Ninguém é 100% saudável. Ninguém sabe bem o que nos passa pela cabeça ou o que pode vir a passar. Não há emoções más, há simplesmente emoções, e é preciso olhar para elas e encará-las de frente – tratá-las se necessário. Sem medo, sem vergonha, até porque “é ok não estar ok”, confessa Ana Pinto Coelho, terapeuta e directora do Festival Mental. O festival que toca na ferida que muitos não gostam de ver aberta nem de falar sobre ela. Mas mais do que nunca é preciso normalizar a saúde mental.
Já vai na quarta edição e não perde de vista o objectivo de sempre: quebrar os estigmas e a falta de informação sobre a temática da saúde mental. Estreia-se este ano no Cinema São Jorge, e alarga a programação ao Espaço Atmosfera M Lisboa e à Fábrica Braço de Prata, de 30 de Setembro a 9 de Outubro.
Do que estava a ser planeado pré-pandemia para a edição deste ano, pouca coisa mudou além das lotações das salas. “Em momento nenhum quisemos entrar em stress, em paranóia sobre se faríamos ou não o festival. O segredo foi mesmo manter a calma no meio de um ambiente de instabilidade e insegurança”, explica Ana. “Quisemos ser uma espécie de bálsamo neste contexto”.
E esse bálsamo é, em grande parte, dar às pessoas uma ferramenta para se agarrarem ao mesmo tempo que pensam nas emoções, nos sentimentos e no seu estado mental. É uma ferramenta chamada cultura. “A cultura é a chave e a base para quebrar o estigma da saúde mental. Não há caras conhecidas que sejam um chamariz, não há um falso esforço de tornar isto comercial, porque todos nós somos a cara do Festival Mental, todos queremos ter saúde mental”, afirma.
O distanciamento do ser humano da Natureza e as consecutivas e inúmeras dependências que cria – álcool, Internet, medicamentos, drogas, consumismo – alimentam cada vez mais uma sociedade que “teima em não perceber que está doente e alienada”, diz. “As pessoas enchem as suas vidas com o trabalho e com outras coisas a que são obrigadas, estamos em piloto automático e a viver para a extinção porque desligamos tudo o que é realmente importante – nós não temos sequer tempo para pensar”.

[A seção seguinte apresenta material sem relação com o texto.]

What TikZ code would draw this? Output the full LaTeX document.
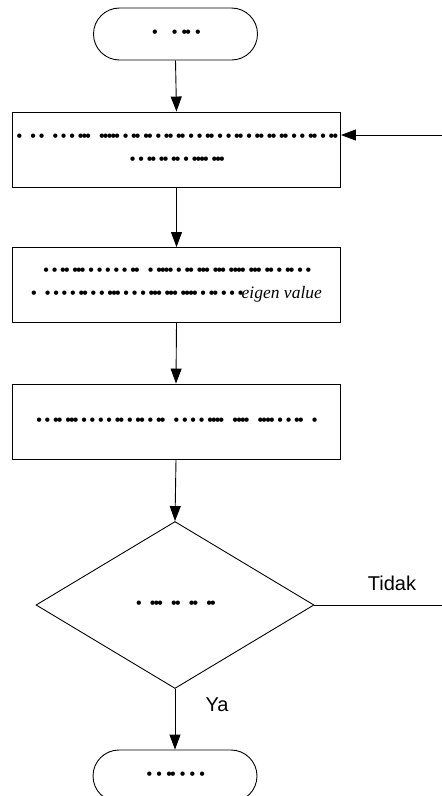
\documentclass[tikz,border=0pt]{standalone}
\usepackage{fontspec}
\setmainfont{Liberation Sans}
\newfontfamily\serifit{Liberation Serif}
\usetikzlibrary{shapes.geometric,arrows.meta}
\newcommand\dotglyph{\makebox[3.8pt][l]{\char"2022}}
\ExplSyntaxOn
\NewDocumentCommand\dotp{m}
  {
    \tl_map_inline:nn {#1}
      {
        \str_case:nn {##1}
          {
            {o}{\dotglyph}
            {-}{\hspace{4.6pt}}
            {m}{\hspace{6pt}}
            {G}{\hspace{10pt}}
          }
      }
  }
\ExplSyntaxOff
\begin{document}
\begin{tikzpicture}[x=1pt,y=-1pt, line width=0.9pt,
 dotfont/.style={font=\fontsize{16}{23}\selectfont},
 box/.style={draw, minimum width=328pt, minimum height=75pt, align=center, inner sep=0pt, dotfont},
 term/.style={draw, rounded corners=26pt, minimum width=164pt, minimum height=52pt, inner sep=0pt, dotfont},
 dec/.style={draw, diamond, minimum width=278pt, minimum height=167pt, inner sep=0pt, dotfont},
 arr/.style={-{Triangle[length=15pt,width=11pt]}},
 lbl/.style={font=\fontsize{20}{24}\selectfont, inner sep=0pt}]
\useasboundingbox (0,0) rectangle (442,796);
\node[term] (start) at (175.5,34) {\dotp{oGmomoomo}};
\node[box] (b1) at (176.5,149.5) {\dotp{oGo-oGo-o-o-oooGooooo-o-oo-oo-o-oo-oo-o-o-oo-o-o-oo-o-oo-oo-oo-o-o-oo-o-oo}\\\dotp{o-o-oo-oo-oo-o-oooo-ooo}};
\node[box] (b2) at (176.5,285) {\dotp{o-o-oo-ooo-o-o-o-o-o-ooGo-oooo-o-oo-ooo-ooo-oooo-ooo-oo-o-oo-o-o}\\\dotp{oGo-o-o-o-oo-o-o-ooo-o-o-o-ooo-ooo-oooo-o-oo-o-o-o}{\serifit\itshape\fontsize{17.5}{23}\selectfont eigen value}};
\node[box] (b3) at (176,421.5) {\dotp{o-o-oo-ooo-o-o-o-o-oo-o-oo-o-ooGo-o-o-o-ooooGooooGoooo-o-o-ooGo}};
\node[dec] (d) at (175,605) {\dotp{oGoooGooGooGoo}};
\node[term] (end) at (175,776) {\dotp{omomoomomomo}};
\coordinate (inR) at (442,135);
\coordinate (outR) at (442,605);
\draw[arr] (start.south) -- (b1.north);
\draw[arr] (inR) -- (inR -| b1.east);
\draw[arr] (b1.south) -- (b2.north);
\draw[arr] (b2.south) -- (b3.north);
\draw[arr] (b3.south) -- (d.north);
\draw (d.east) -- (outR);
\draw[arr] (d.south) -- (end.north);
\node[lbl] (tidak) at (392,583) {Tidak};
\node[lbl] (ya) at (217,705) {Ya};
\end{tikzpicture}
\end{document}
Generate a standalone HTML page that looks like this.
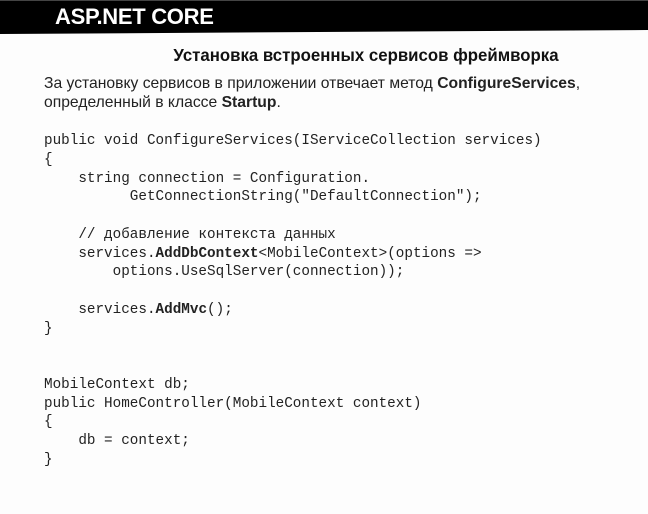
<!DOCTYPE html>
<html><head><meta charset="utf-8"><style>
html,body{margin:0;padding:0;background:#fdfdfd;width:648px;height:514px;overflow:hidden;position:relative}
.bar{position:absolute;left:0;top:0;width:648px;height:36px}
.h{position:absolute;left:55px;top:4px;color:#fff;font:bold 22px "Liberation Sans",sans-serif;letter-spacing:-0.3px}
.t{position:absolute;left:0;width:732px;text-align:center;top:45px;font:bold 17.5px "Liberation Sans","Noto Sans CJK SC",sans-serif;color:#111;transform:scaleX(0.96);transform-origin:366px 0}
.p{position:absolute;left:44px;top:74px;font:16px/19px "Liberation Sans","Noto Sans CJK SC",sans-serif;color:#222;transform:scaleX(0.98);transform-origin:0 0;white-space:nowrap}
pre{position:absolute;left:44px;top:132px;margin:0;font:14.3px/18.75px "Liberation Mono","DejaVu Sans Mono",monospace;color:#222}
b{font-weight:bold}
</style></head><body>
<svg class="bar" width="648" height="36"><polygon points="0,0 648,0 648,30 0,34" fill="#000"/><line x1="0" y1="0.5" x2="648" y2="0.5" stroke="#444"/></svg>
<div class="h">ASP.NET CORE</div>
<div class="t">Установка встроенных сервисов фреймворка</div>
<div class="p">За установку сервисов в приложении отвечает метод <b>ConfigureServices</b>,<br>определенный в классе <b>Startup</b>.</div>
<pre>public void ConfigureServices(IServiceCollection services)
{
    string connection = Configuration.
          GetConnectionString("DefaultConnection");

    // добавление контекста данных
    services.<b>AddDbContext</b>&lt;MobileContext&gt;(options =&gt;
        options.UseSqlServer(connection));

    services.<b>AddMvc</b>();
}


MobileContext db;
public HomeController(MobileContext context)
{
    db = context;
}</pre>
</body></html>
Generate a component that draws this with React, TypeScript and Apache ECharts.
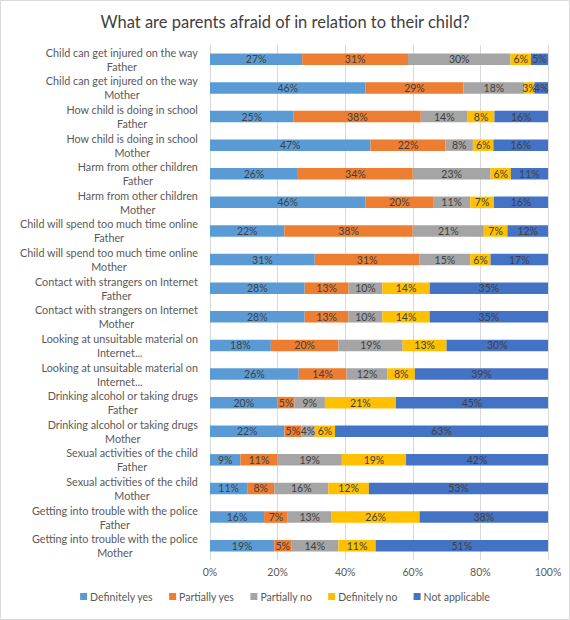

Para a terapeuta e directora do festival, o confinamento só veio trazer à tona problemas que muita gente tinha enterrados. Surge a necessidade de pensar nas causas de um problema que é esta pandemia, e não só nas consequências – é preciso o ser humano abrandar, é preciso a economia mudar, é preciso humanizar as pessoas.
“Os temas que vamos abordar nas M-Talks, a ansiedade e ecoansiedade, a toxicodependências e o stress pós-traumático já estavam pensados antes, mas com a pandemia continuam a fazer sentido”, explica. “A ecoansiedade, que sentem muitos jovens que estão a tentar fazer mudanças no que comem, no que compram e como vivem, é um problema grave pelo sentimento de impotência que resulta da resistência das outras gerações”.
A par das conversas, o Festival Mental tem também uma mostra de curtas-metragens, a M-Cinema, que toca em vários temas sensíveis da saúde mental como o transtorno por défice de natureza ou a imagem pré-concebida de que o homem não chora. “O ser humano entra num ciclo vicioso desde que nasce até que morre em que o sentido da vida é estudar, ter emprego, ser bem sucedido. Ninguém pergunta quem é que tu és, perguntam o que é tu fazes”, refere. “Estamos no declínio da saúde mental, estamos divorciados de nós próprios”.
O Festival Mental começou a actuar sobre o público ainda em Março, e desde o início do confinamento foi partilhando conversas com figuras da equipa e outras mais conhecidas do grande público para partilharem sugestões culturais – o que estavam a ler, ver e ouvir na quarentena – que ajudassem a manter o equilíbrio da saúde mental de cada um. As conversas, que vão ter continuidade ao vivo no festival, estão disponíveis no canal de YouTube.
E se o problema existe, ele também pode ser prevenido. Ana defende que a prevenção começa nas crianças, daí o festival incluir também uma vertente dedicada aos mais novos, o Mental Júnior. “Temos de apostar na prevenção da saúde mental, é preciso que as crianças percebam que ter emoções é ok. Não tem problema chorar mesmo sendo um rapazinho, que são ideias completamente erradas que se incutem aos miúdos”, explica. “Significa assim que ‘chorar que nem uma menina’ é um insulto completo, não podemos dizer isso a ninguém, é preciso normalizar as emoções”.
“No dia em que encararmos a saúde mental como encaramos a saúde física está tudo resolvido. Até lá, peçam ajuda”.